• Thousands in NC may be forced to find new health insurance

    By: Jason Stoogenke


    CHARLOTTE, N.C. - North Carolina's biggest health insurance company, Blue Cross and Blue Shield, may not offer Affordable Care Act plans next year. The insurer said it's losing money on the deal, and that would have a huge effect on an estimated 300,000 North Carolinians.

    Patty McElveen lives in Salisbury. She has diabetes and takes insulin every day. She said she's had trouble getting health insurance because of her pre-existing condition.

    "All the ones, the insurance companies that we checked out before we retired, would not insure me," she said.

    Her husband, Tom McElveen, said if his wife can't get insurance, "she dies."

    "I don't know. I don't know if I'd be able to afford my insulin. I just don't know what I would do,” Patty McElveen said.

    Then, the Affordable Care Act came along.
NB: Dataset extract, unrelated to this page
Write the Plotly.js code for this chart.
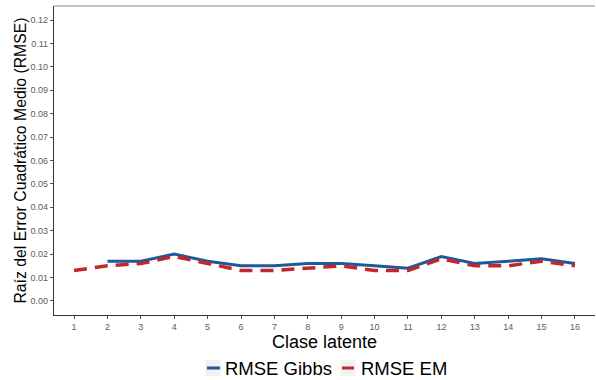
<!DOCTYPE html>
<html>
<head>
<meta charset="utf-8">
<script src="https://cdn.plot.ly/plotly-3.0.1.min.js"></script>
<style>
  html, body { margin: 0; padding: 0; background: #ffffff; }
  #chart { width: 596px; height: 380px; }
</style>
</head>
<body>
<div id="chart"></div>
<script>
// Latent classes on the x axis
const clases = [1, 2, 3, 4, 5, 6, 7, 8, 9, 10, 11, 12, 13, 14, 15, 16];

// RMSE of the Gibbs sampler (no value for class 1)
const clasesGibbs = [2, 3, 4, 5, 6, 7, 8, 9, 10, 11, 12, 13, 14, 15, 16];
const rmseGibbs = [0.017, 0.017, 0.020, 0.017, 0.015, 0.015, 0.016, 0.016, 0.015, 0.014, 0.019, 0.016, 0.017, 0.018, 0.016];

// RMSE of the EM algorithm
const rmseEM = [0.013, 0.015, 0.016, 0.019, 0.016, 0.013, 0.013, 0.014, 0.015, 0.013, 0.013, 0.018, 0.015, 0.015, 0.017, 0.015];

// Y axis ticks
const yTicks = [0, 0.01, 0.02, 0.03, 0.04, 0.05, 0.06, 0.07, 0.08, 0.09, 0.10, 0.11, 0.12];
const yTickText = yTicks.map(v => v.toFixed(2));

const seriesNames = ["RMSE Gibbs", "RMSE EM"];
const seriesColors = ["#1d5a9a", "#c3262c"];

const font = "Liberation Sans, Arial, sans-serif";

// Plot area in pixels, used to place the legend below it
const W = 596, H = 380;
const M = { l: 54, r: 1, t: 6, b: 65 };
const plotW = W - M.l - M.r, plotH = H - M.t - M.b;
const px = v => (v - M.l) / plotW;
const py = v => (H - M.b - v) / plotH;

const traces = [
  {
    x: clasesGibbs, y: rmseGibbs, type: "scatter", mode: "lines",
    name: seriesNames[0],
    line: { color: seriesColors[0], width: 3 }
  },
  {
    x: clases, y: rmseEM, type: "scatter", mode: "lines",
    name: seriesNames[1],
    line: { color: seriesColors[1], width: 3.5, dash: "13px,8px" }
  }
];

// Legend drawn as key boxes + labels, centred under the plot
const legendKeys = [
  { box: [205, 221], line: [207, 220], text: 223 },
  { box: [340, 356], line: [342, 354], text: 359 }
];
const legendY = 368;
const shapes = [
  { type: "line", xref: "paper", yref: "paper", x0: 0, x1: 1, y0: 1, y1: 1,
    line: { color: "#8c8c8c", width: 1.2 } }
];
const annotations = [];
legendKeys.forEach((k, i) => {
  shapes.push({ type: "rect", xref: "paper", yref: "paper",
    x0: px(k.box[0]), x1: px(k.box[1]), y0: py(legendY + 8), y1: py(legendY - 8),
    fillcolor: "#f2f2f2", line: { width: 0 } });
  shapes.push({ type: "line", xref: "paper", yref: "paper",
    x0: px(k.line[0]), x1: px(k.line[1]), y0: py(legendY), y1: py(legendY),
    line: { color: seriesColors[i], width: 3 } });
  annotations.push({ xref: "paper", yref: "paper", x: px(k.text), y: py(legendY),
    xanchor: "left", yanchor: "middle", showarrow: false, text: seriesNames[i],
    font: { size: 18.5, family: font, color: "#000000" } });
});

const layout = {
  width: W, height: H,
  margin: M,
  paper_bgcolor: "#ffffff", plot_bgcolor: "#ffffff",
  font: { family: font, color: "#000000" },
  showlegend: false,
  xaxis: {
    range: [0.4, 16.6],
    tickmode: "array", tickvals: clases, ticktext: clases.map(String),
    ticks: "outside", ticklen: 3, tickcolor: "#555555", tickwidth: 1,
    tickfont: { size: 9, color: "#5c5c5c", family: font },
    showgrid: false, zeroline: false,
    showline: true, linecolor: "#333333", linewidth: 1.2,
    title: { text: "Clase latente", font: { size: 18, family: font, color: "#000000" }, standoff: 2 }
  },
  yaxis: {
    range: [-0.006, 0.126],
    tickmode: "array", tickvals: yTicks, ticktext: yTickText,
    ticks: "outside", ticklen: 3, tickcolor: "#555555", tickwidth: 1,
    tickfont: { size: 9, color: "#5c5c5c", family: font },
    showgrid: false, zeroline: false,
    showline: true, linecolor: "#333333", linewidth: 1.2,
    title: { text: "Raíz del Error Cuadrático Medio (RMSE)", font: { size: 15.8, family: font, color: "#000000" }, standoff: 0 }
  },
  shapes: shapes,
  annotations: annotations
};

Plotly.newPlot("chart", traces, layout, { displayModeBar: false, staticPlot: true });
</script>
</body>
</html>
The McElveens qualify, so they can't be turned down for health coverage.

    "Without ACA, she would not be able to have insurance," Tom McElveen said.

    They chose Blue Cross and now worry what happens to them if the company stops offering ACA plans next year.

    UNC Charlotte professor Michael Thompson says Blue Cross is the only company that offers ACA plans in all 100 North Carolina counties.

    In some counties -- 23, according to Action 9 sources -- it's the only option. Which counties is not public information. So, if you live in one of those counties, you have two choices:

    1. Get a plan in another county and go farther for your health care
    2. Go without insurance

    So Action 9 asked the other two insurers that offer ACA plans in North Carolina -- Aetna and UnitedHealthcare -- to list the counties in which they do not provide plans. Action 9 was waiting to hear back late Monday.  

    "It's a horrible situation for consumers to be in right now," Thompson said. "The consumers in those counties, if Blue Cross leaves, will have very few or no choices."

    The McElveens never pictured being in this situation.

    After all, Tom McElveen says he spent 25 years working in health care and thought he did everything right, guaranteeing coverage for him -- and Patty McElveen -- in retirement.

    If you want to do something right now, it seems the best option may be to contact your federal and state lawmakers and tell them how this would impact you. Here are the links to find yours: 

    Here's another tricky situation: If you don't have health insurance, you can be charged a fee. But what if you don't have any good options? The NCDOI is raising that, and other issues, with federal health officials. 

    DOI said Goodwin supports the ACA but has concerns related to North Carolina's health insurance market, including market withdrawals. The letter was not in reaction to Blue Cross's statements about possibly leaving the marketplace specifically. It was sent before those statements.

    Last Thursday, Blue Cross told Action 9 it was working on releasing a statement but has not sent one yet.